İbre Beşiktaş’ta
Aylar önce iyi oynayan Beşiktaş hakkında şu cümleyi sarf etmiştim: Beşiktaş'ın şampiyonluk yolunda iki tane büyük handikapı var. Biri Şenol Güneş, biri Fikret Orman... Çünkü bunlar çok iyi işler yapmalarına rağmen öyle zamanlarda, öyle cümleler kullanıyor ki ortada bir şey yokken ortalık çarşamba pazarına dönüyor.Nitekim bizi yanıltmadı başkan Fikret Orman. Durup dururken "Galatasaray şike yaptı" diye bir cümle söyledi, çarşı karıştı. Ben Galatasaray takımını Fenerbahçe maçı dahil son üç aydır bu kadar hırslı görmedim. Çok tempolu başladılar, iyi de işler yaptılar ama şunu düşünemediler.
Hırslısınız tamam da arabanın deposu benzinle dolu olacak! Sen yarım depoyla son gaz gitmeye kalkarsan çok benzin yakarsın depo boşalınca da teklemeye başlar, sonra yolda kalırsın. Dün gece de öyle oldu.
Beşiktaş, fizik olarak Galatasaray'a göre daha iyi.
Kenarda oturan hücum gücü yüksek futbolcuları da var.
Şenol Güneş, 60'tan sonra Galatasaray'a karşı kenarda oturan bu tehlikeli oyuncuları sokmaya başlayınca işin rengi değişiverdi. Oğuzhan ve Sosa, ataklarda Gomez'in yanına giriyorlar ama onlar oradan yorgun geldikleri için ne Gomez'e tam yardım edebiliyorlar, ne de kendileri çok diri kalabiliyorlar.
Cenk Tosun, bu alana diri olarak girince Galatasaray defansının da dikkati ikiye bölündü. Nitekim kimin ne yapacağına karar veremeden Oğuzhan- Cenk-Gomez üçlüsü golü yapıştırıverdi. Aslında ikinci yarıda Sosa biraz daha diri kalıp, gelen pozisyonları gol yapabilse işin rengi değişir, fark bile gelebilirdi.

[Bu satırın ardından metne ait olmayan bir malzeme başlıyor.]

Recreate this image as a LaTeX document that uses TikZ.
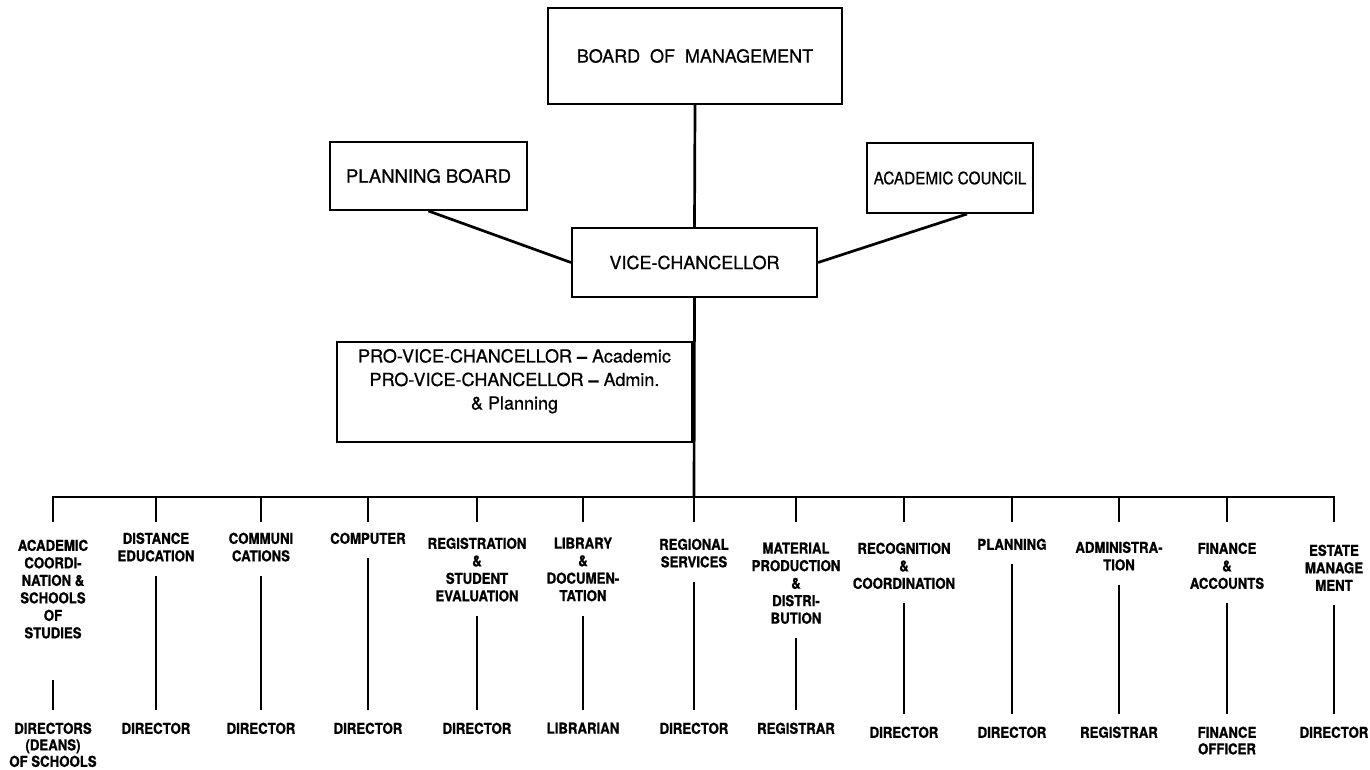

Ama bu şunu gösteriyor, Sosa da çok yoruluyor. Çünkü Sosa ileriye dönük oynayan bir oyuncu. İyi güzel de Olcay ne yapıyor? Bal yapmayan arı.
BELKİ BU GECE ŞAMPİYON BELLİ OLUR
Bu maç Beşiktaş için inanılmaz önemliydi. Bu Beşiktaş, Osmanlıspor'u anormal büyük sürprizler olmazsa Vodafone Arena'da yener. Ondan sonra Torku Konyaspor maçı... Şu anda ibre tamamen Beşiktaş'a döndü. Tabi bugün Fenerbahçe ne yapacak?
Belki de bu gece Beşiktaş şampiyon olabilir.
Şimdi sarı-lacivertli oyuncularda büyük baskı var.
Galatasaray ve Fenerbahçe seyircisini anlayamıyorum.
Birisi Donk'u ıslıklıyor, diğeri Diego'yu... Zaten Galatasaray fizik olarak güçsüz. Sen adamı ıslıklayınca o zaman Galatasaray, otomatik olarak 10 kişiye dönüyor.
Böyle bir rezillik sporda olmaz. Sonra da "Ben takımımı seviyorum, taraftarım" diyorsun.
KALKAVAN DOĞRU YOLDA
Süper Lig'de ilk maçlarına çıktığında biraz sallanıyordu Mete Kalkavan. Maça çıktıkça kendine güveni gelmeye başladı. En beğendiğim tarafı eyyam yapmıyor, gördüğünü çalmaya çalışıyor. Bazı ağabeylerine göre çok daha iyi, çok daha dürüst bu konuda.
Cüneyt Çakır, UEFA'nın gözdesi...
Avrupa'da sürekli maç alıyor. TFF'nin de gözdesi Mete Kalkavan... Çünkü Cüneyt Çakır, Türkiye'de gördüğünü çalan bir hakem tipi değil, düşündüğünü çalan bir hakem.
Bu çocuksa tam tersini yapıyor, gördüğünü çalıyor. Hatası yok mu? Var... En büyük hatası zaman zaman pozisyonlara yakın olmak için oyunun içine giriyor.
Topa ve futbolcuya müdahale alanında geziyor. Seyredecek, nerede hata yaptığını TV'de çözecek.